Recently the Royal Manitoba Theatre Centre presented the play Sarah Ballenden by local playwright Maureen Hunter. The play is rooted in the historical trial of Foss vs. Pelly that took place in July 1850 in the Red River Settlement.
Sarah Mcleod Ballenden was a Metis woman married to a Hudson Bay Company Chief Factor, John Ballenden. Rumors were circulating that she was having an inappropriate relationship with a soldier, Captain Christopher Foss. In order to clear her name, Foss brought charges of defamation against four members of the community who were the source of the allegations: A.E. Pelly, accountant for HBC; his wife Anne Pelly; John Davidson, the mess cook; his English wife, a servant.
Much has been written about the trial and the issues of class and racism in the settlement. It is not my intent to analyze this historical event. Readers who wish to know more can read Sylvia Van Kirk’s article “The Reputation of a Lady”: Sarah Ballenden and the Foss-Pelly Scandal at http://www.mhs.mb.ca/docs/mb_history/11/fosspellyscandal.shtml#24
Dale Gibson’s has an account of the trial in his book Law, Life, and Government at Red River: General Quarterly Court of Assiniboia, Annotated Records, 1844-1872, excerpts of which you can read on Google Books.
What piqued my interest was the fact that I have Hogue, McMillan and Dease ancestors living in Red River during this time frame. During the play there were references to Governor Simpson having abandoned his country wife years earlier. Of course, the country wife was Margaret Taylor, my great-great grandmother, whom I’ve written about here.
I wondered if any of my ancestors were on the jury. Thanks to the digitization of records on the Archives of Manitoba website, I was able to see the list of jurors.
At first glance I thought, no ancestors there. Then a couple of days later I took a second look. One name stood out…Thomas Logan. Checking back through my files there he was… the brother-in-law of my great-great grandmother, Margaret Dease. Thomas Logan was married to Margaret’s sister, Mary Anne.
Naturally I wondered what his opinions on the trial would have been, given that he was married to a Metis woman. As I delved further into his background I discovered he was the son of Robert Logan and Mary, a Saulteaux Indian, so he was also Metis.
Further research revealed that after Thomas’s mother died, his father, Robert Logan, married Sarah Ingham, a white European widow, who was a schoolteacher. Sylvia Van Kirk in her book Many Tender Ties, states that:
“The family of retired Chief Factor Robert Logan had particularly opposed their father’s marriage to Mrs. Ingham”.

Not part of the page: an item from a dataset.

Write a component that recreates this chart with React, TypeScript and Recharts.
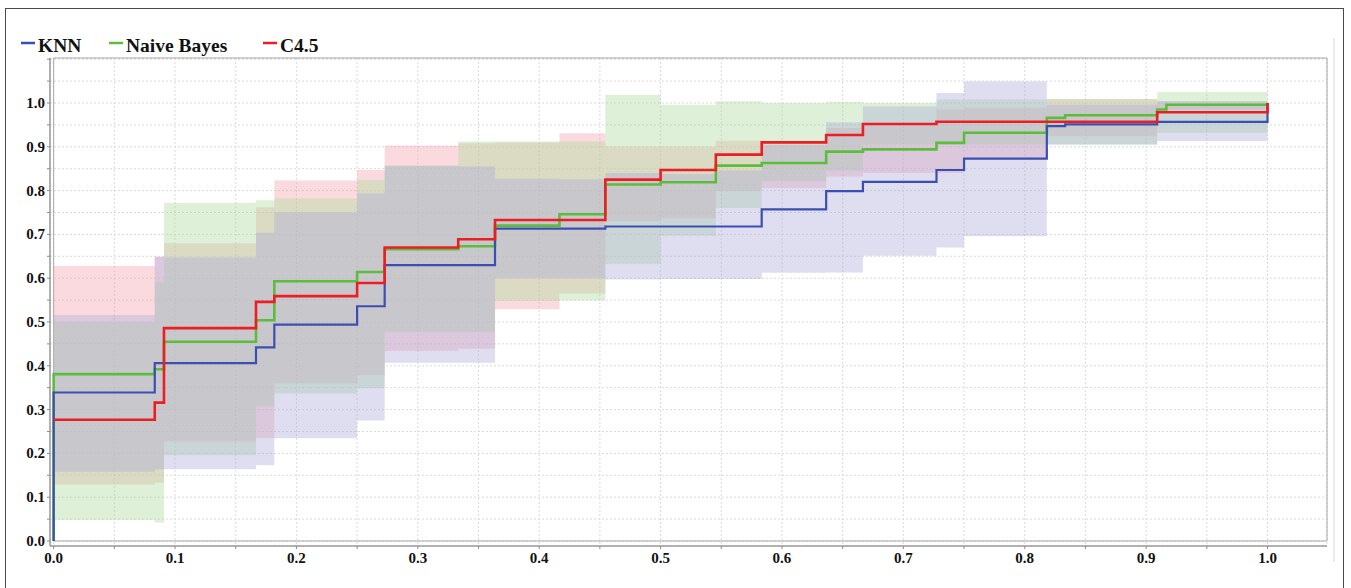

Reading the transcript of the trial, Mrs. Logan’s name comes up several times.
Mrs. John Black (Margaret Christie, a Metis woman married to a HBC officer) said:
“I have heard Mrs. Logan state that Mrs. Ballenden was a woman that must always have a sweetheart as well as a husband.” and
“Mrs. Logan told me they were very intimate.”
Mrs. Cockran (wife of the Anglican Rev. William Cockran) testified:
‘I have heard reports, and questions has [sic] been put to me. Mrs. Logan told me, & informed me that she had spoken to Mrs. Ballenden about it.”
The testimony of most of the witnesses for the defendants was hearsay. There was a definite undertone of “white” superiority and racism. So what would it have been like for Thomas Logan, a Metis, with a Metis mother and wife to hear his stepmother’s opinions? We can only guess.
I also noticed that one of the witnesses for the plaintiff was a Mr. Nathaniel Logan, a clerk for Mr. John Ballenden. Thomas had a brother Nathaniel who worked for HBC, and this could have been him.
In the end Foss won his case and damages were assessed against the defendants. However the rumors did not go away and Sarah Ballenden found herself shunned by many of the elites of the community. She died three years later at the age of thirty-five.
So, what is the point of this post? Obviously none of my direct ancestors were involved. However, five of my direct ancestors (Margaret Taylor, Amable Hogue, William McMillan, Margaret Dease, and Genevieve Beignet) were adults living in the Red River Settlement at this time. All of them, except for Amable, who was French-Canadian, were Metis. This is the social climate they lived in. These are the prejudices they experienced.
The pursuit of genealogy research for me is not just finding the names and dates for my ancestors, but placing them in the historical, social milieu in which they lived. And THAT is the reason for today’s post.